We chose a path of small business for  second income.  This can be risky: the majority of small businesses fail, and if ours was our primary source of income, it would have failed.    The advantage we had was that we had good capital backing which was my disposable income, and the losses provided a great tax advantage.   We could afford to learn lessons, like own property, don’t lease whenever you can, don’t own a business with perishable inventory, and business is based on customer demand, not your own personal passions.  Those entities we owned eventually became profitable, providing not only a good tax strategy, but long term income.  

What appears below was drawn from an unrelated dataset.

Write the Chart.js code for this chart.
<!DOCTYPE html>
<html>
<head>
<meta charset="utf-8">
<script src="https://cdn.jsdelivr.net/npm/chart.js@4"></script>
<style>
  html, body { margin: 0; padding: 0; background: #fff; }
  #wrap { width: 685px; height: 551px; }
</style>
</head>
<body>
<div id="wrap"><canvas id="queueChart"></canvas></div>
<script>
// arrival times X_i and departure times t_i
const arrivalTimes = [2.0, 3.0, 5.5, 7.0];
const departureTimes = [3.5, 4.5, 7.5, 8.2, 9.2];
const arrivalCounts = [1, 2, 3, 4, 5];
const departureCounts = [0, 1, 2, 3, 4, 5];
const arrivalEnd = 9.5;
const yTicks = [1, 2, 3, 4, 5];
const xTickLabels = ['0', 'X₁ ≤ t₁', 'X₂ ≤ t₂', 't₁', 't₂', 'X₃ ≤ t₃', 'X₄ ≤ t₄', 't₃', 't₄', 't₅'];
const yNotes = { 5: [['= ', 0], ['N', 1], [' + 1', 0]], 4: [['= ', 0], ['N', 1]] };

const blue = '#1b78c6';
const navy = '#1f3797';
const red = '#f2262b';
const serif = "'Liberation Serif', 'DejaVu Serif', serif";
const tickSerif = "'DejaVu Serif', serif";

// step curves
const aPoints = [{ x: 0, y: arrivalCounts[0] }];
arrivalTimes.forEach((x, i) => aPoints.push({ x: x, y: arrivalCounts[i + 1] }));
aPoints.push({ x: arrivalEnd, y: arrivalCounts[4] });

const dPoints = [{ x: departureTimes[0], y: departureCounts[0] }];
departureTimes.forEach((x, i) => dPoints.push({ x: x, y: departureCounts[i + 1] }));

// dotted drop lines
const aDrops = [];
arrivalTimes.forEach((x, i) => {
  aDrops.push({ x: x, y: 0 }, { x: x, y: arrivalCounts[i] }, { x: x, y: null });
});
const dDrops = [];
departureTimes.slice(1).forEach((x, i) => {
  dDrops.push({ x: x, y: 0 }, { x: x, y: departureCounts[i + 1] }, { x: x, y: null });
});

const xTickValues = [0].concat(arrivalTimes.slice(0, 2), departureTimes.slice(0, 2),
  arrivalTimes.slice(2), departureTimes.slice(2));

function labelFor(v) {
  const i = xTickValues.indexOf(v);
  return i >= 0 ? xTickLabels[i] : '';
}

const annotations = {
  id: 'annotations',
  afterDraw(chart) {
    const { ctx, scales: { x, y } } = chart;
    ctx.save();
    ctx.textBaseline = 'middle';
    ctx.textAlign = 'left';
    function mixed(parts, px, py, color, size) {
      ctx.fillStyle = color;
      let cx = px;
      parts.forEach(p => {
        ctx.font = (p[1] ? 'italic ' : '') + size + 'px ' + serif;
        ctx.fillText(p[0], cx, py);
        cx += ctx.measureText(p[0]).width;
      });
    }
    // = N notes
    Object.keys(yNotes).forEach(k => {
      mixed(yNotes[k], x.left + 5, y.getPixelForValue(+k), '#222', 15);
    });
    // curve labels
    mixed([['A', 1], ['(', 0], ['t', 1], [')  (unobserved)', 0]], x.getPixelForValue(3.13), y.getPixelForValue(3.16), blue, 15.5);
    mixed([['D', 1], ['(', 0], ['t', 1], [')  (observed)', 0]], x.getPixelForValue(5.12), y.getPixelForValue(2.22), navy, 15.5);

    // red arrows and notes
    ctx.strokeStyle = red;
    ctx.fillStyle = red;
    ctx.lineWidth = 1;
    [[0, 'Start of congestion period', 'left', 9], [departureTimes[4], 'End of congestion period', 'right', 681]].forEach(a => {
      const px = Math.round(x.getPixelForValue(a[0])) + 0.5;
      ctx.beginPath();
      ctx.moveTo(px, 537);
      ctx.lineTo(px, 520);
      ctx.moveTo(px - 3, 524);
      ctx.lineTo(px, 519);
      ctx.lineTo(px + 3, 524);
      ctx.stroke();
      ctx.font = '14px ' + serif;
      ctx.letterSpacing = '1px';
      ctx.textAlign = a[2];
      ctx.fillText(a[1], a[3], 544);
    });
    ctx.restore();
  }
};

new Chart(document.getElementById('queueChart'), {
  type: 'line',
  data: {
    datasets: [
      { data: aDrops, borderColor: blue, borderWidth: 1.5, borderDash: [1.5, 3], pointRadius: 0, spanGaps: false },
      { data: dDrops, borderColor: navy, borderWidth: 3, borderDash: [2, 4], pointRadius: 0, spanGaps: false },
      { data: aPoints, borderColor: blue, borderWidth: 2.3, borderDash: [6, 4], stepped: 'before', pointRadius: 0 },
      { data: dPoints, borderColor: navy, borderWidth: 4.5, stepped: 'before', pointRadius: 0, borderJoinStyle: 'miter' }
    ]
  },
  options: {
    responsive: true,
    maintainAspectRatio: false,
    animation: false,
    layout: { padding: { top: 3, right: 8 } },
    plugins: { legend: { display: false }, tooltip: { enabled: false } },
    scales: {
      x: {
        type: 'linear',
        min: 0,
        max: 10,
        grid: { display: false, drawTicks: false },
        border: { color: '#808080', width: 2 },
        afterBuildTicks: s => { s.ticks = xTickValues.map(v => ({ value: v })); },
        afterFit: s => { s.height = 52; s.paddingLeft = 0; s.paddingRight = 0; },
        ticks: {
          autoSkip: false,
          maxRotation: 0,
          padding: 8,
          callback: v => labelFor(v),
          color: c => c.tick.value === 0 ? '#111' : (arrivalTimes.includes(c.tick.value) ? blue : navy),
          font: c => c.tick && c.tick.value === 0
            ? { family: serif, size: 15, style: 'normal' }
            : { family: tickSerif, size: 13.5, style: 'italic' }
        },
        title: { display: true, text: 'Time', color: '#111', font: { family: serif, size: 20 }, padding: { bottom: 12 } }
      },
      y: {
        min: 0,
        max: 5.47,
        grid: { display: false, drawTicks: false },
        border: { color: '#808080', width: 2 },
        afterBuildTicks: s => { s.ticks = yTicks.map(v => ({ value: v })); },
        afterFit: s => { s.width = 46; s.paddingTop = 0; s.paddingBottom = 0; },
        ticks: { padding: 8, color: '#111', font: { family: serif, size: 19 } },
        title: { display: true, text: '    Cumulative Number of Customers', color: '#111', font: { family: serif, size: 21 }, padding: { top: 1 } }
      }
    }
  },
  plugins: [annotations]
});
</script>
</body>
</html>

From a wealth management standpoint, I deeply regret not investing in real estate in 2009 and 2010.   Money was cheap due to amazingly low interest rates and property in great locations could be had for a song.  I had managed to keep a salaried job which was a blessing, but I was scared to make the right choices.  Doubling down at this point would have been a huge financial benefit, and I knew it at the time.   The lesson here is to think differently than the masses.

If your FA can bring you 6% return on average, and your tax advisor knows where 35% of your wealth due to taxes goes every year,  your time should be managed the same: Spend 6X more time with tax advisor and on wealth management strategies.    Shop around for a good tax advisor, who is experienced in all phases of tax law, including small business, investing, personal income tax, retirement spending, Obamacare, etc.   If they have been around the block, they have heard every hair brained idea imaginable to make money, seen every questionable tax dodge attempt, watched people experience significant financial failure, and been through numerous tax audits.  Be respectful of their time during tax season, but use as much as they allow.   Do research on wealth management and tax strategies and generate multiple ideas to rank and asses. This could be local business markets, on line opportunities, high interest rate savings, or anything related. That person will not only know the law, but also know the local landscape from his other clients.

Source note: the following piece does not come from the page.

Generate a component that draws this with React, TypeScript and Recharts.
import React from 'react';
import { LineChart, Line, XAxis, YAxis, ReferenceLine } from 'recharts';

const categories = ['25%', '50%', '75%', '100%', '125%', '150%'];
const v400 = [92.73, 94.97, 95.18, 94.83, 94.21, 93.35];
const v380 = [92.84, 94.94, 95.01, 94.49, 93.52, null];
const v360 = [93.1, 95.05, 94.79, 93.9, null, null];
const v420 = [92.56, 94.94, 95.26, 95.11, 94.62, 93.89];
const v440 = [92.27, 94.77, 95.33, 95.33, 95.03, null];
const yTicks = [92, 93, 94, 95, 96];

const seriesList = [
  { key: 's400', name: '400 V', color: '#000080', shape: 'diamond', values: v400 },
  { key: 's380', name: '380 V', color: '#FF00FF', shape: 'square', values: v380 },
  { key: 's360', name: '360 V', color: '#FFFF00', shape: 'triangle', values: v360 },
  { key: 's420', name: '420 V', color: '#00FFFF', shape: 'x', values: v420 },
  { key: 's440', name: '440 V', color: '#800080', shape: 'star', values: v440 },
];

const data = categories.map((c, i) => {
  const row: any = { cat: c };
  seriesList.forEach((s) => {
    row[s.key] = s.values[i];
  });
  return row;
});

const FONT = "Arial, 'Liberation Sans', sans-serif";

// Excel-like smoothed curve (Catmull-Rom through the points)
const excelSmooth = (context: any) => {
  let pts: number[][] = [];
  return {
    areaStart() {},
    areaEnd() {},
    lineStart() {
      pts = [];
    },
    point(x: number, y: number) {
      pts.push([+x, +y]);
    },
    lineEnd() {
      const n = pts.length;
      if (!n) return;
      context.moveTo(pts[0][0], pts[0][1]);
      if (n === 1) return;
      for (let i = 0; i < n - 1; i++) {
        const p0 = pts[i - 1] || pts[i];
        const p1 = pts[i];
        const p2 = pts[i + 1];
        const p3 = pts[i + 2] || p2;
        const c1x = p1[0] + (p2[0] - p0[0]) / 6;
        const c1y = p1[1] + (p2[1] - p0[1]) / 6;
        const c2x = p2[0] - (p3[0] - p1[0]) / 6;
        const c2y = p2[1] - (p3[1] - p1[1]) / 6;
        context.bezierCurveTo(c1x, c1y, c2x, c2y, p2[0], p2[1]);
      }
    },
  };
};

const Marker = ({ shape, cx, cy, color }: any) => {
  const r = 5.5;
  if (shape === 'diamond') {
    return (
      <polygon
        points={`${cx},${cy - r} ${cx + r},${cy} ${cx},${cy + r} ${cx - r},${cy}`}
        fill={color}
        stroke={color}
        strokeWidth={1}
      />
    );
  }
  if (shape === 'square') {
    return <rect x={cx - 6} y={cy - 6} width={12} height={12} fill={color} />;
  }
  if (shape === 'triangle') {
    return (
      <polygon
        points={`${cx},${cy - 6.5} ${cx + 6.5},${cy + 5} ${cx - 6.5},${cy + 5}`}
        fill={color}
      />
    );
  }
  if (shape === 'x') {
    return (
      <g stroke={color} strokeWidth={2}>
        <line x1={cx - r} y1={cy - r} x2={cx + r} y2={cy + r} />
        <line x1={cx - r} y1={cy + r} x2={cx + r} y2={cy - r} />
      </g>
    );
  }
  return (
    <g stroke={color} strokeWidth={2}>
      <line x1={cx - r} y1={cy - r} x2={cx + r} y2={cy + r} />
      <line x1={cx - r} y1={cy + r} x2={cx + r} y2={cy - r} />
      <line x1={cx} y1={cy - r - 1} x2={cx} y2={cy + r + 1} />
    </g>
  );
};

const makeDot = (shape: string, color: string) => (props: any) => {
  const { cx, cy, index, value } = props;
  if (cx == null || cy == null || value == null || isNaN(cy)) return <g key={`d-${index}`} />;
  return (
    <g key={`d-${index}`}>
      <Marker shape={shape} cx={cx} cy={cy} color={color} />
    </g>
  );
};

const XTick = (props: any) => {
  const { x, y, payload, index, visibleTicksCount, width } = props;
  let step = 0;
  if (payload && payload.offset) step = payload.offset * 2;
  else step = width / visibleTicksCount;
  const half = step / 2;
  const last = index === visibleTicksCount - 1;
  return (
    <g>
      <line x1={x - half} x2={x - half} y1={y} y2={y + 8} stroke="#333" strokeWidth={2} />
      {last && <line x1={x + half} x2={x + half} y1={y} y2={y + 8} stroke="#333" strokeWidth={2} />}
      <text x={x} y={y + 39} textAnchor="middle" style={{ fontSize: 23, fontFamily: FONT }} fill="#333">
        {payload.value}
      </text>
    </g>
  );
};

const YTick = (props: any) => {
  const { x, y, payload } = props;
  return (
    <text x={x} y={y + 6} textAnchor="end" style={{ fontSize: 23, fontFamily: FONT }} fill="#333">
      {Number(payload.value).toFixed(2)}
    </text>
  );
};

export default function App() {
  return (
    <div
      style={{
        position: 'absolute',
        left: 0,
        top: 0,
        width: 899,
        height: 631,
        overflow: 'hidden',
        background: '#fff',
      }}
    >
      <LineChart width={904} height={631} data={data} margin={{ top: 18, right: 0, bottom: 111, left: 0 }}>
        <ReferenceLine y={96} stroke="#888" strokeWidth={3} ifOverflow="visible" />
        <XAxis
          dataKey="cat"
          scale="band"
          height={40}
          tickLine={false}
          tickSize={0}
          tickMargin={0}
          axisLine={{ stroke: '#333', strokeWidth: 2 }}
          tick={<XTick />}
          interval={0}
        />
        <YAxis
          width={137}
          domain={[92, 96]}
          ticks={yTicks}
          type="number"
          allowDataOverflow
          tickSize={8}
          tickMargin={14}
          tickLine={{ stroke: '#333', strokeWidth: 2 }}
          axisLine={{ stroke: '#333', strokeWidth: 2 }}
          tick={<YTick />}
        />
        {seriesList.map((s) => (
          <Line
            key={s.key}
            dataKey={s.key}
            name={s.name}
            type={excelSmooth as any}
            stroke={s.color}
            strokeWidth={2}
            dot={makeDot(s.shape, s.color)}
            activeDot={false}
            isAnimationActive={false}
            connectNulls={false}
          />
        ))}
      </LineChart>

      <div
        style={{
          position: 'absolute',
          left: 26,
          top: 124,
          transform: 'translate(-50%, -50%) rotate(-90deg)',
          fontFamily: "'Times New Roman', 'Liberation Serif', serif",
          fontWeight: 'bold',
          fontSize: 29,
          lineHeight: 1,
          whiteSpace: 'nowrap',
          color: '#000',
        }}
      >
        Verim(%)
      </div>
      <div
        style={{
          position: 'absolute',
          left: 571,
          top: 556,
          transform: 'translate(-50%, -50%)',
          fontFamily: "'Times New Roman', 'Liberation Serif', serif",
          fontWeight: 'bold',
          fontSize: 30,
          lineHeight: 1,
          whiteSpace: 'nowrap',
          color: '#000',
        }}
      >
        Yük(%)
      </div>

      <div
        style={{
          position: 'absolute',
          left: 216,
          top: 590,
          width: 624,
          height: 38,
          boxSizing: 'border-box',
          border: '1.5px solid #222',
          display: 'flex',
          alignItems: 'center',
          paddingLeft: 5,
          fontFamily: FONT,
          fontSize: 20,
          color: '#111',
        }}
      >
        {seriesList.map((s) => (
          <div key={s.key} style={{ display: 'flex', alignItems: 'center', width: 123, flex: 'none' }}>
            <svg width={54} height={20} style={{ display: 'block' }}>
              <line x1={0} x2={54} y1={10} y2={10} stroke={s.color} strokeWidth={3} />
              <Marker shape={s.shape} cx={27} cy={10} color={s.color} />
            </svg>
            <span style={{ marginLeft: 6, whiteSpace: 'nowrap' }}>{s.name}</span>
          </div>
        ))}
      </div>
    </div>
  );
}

You need develop a wealth strategy that minimizes you tax burden while maximizing return on your time.   Everyone is different, and you have to decide yourself what is best.   Ideas like NOT having a dual income household where one earner brings home significantly less than the other (progressive tax rates, remember??), starting a small business, buying rental properties or investment properties, or focusing a potential second wage earner on cost saving can give you better return for your time.   If your job can be portable, move to a lower cost location and change your cost structure.  This is especially true these days not only in real estate costs but tax structures.  

One of my favorite blogs is Financial Samurai, who is a specialist in overall wealth management and stepped away from a corporate existence, and has a wealth of information on this topic.   Check out his blog and follow his links for great information.

Retirement searches on the web tell you to Let Your Kids Go.   That is not only in the form of financial support, but also in the form of housing, and that can be extend to family overall and ‘posse’ you may have formed over the years.   If you had a family and really needed at least 3 bathrooms and 4 bedrooms, move on to a single bedroom house with pull out beds for guests, or better yet, make the leap to full time RV life.  Learn about the wealth strategy of becoming a resident of South Dakota. Then you and cousin Eddie can stay in your kids driveway! (‘Real Tomato Ketchup Eddie??) Evolve your thinking: houses, like cars, boats, etc are just things and can be traded at sold with no personal impact.   Remember, Money is Time, not the other way around.

Is saving for retirement bad?  No way!   Is putting your entire wealth into an investment portfolio that buys mutual funds and annuities good?  No way!  The first rule of saving for retirement: put every penny you can away before tax, no matter what anyone tells you.  The next rule, to quote George Carlin ‘trust no one, especially the government, and think for yourself.’    No one cares about your future as much as you.